Fig. 5A and 5C show top views of two flexible membranes 12, which both comprise different slits 14. Fig. 5A shows two slits 14 intersecting and forming a cross. The slits 14 comprise two opposing first lips 14A and a second lip 14B, which are spaced apart from each other, thereby forming a small opening. Fig. 5B shows slits 14 in the membrane 16, which form a 3-ray star, so that three separate flexible sections 12A, 12B and 12C are formed in the flexible membrane 12. These three flexible sections can easily be pushed away when passing a cleaning tool through the flexible membrane.

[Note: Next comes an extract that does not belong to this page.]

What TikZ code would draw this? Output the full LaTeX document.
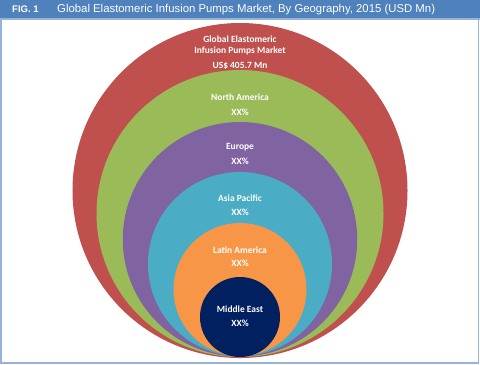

Fig. 6A and 6B depict flexible membranes 12 including incisions 14F. These incisions 14F comprise a first lip 14A and a second lip 14B which directly about each other and which therefore do not form a narrow slit-like opening in the membrane 12. These incisions therefore increase the resistance to draw of the aerosol-generating device and do not serve as air inlets. In this case, additional air inlets are normally present in the aerosol-generating device allowing the entrance of air into the cavity of the device. Nevertheless, these incisions 14F allow a cleaning tool to be pushed through the flexible membrane 12 thereby enabling an easy cleaning of the cavity of the aerosol-generating device.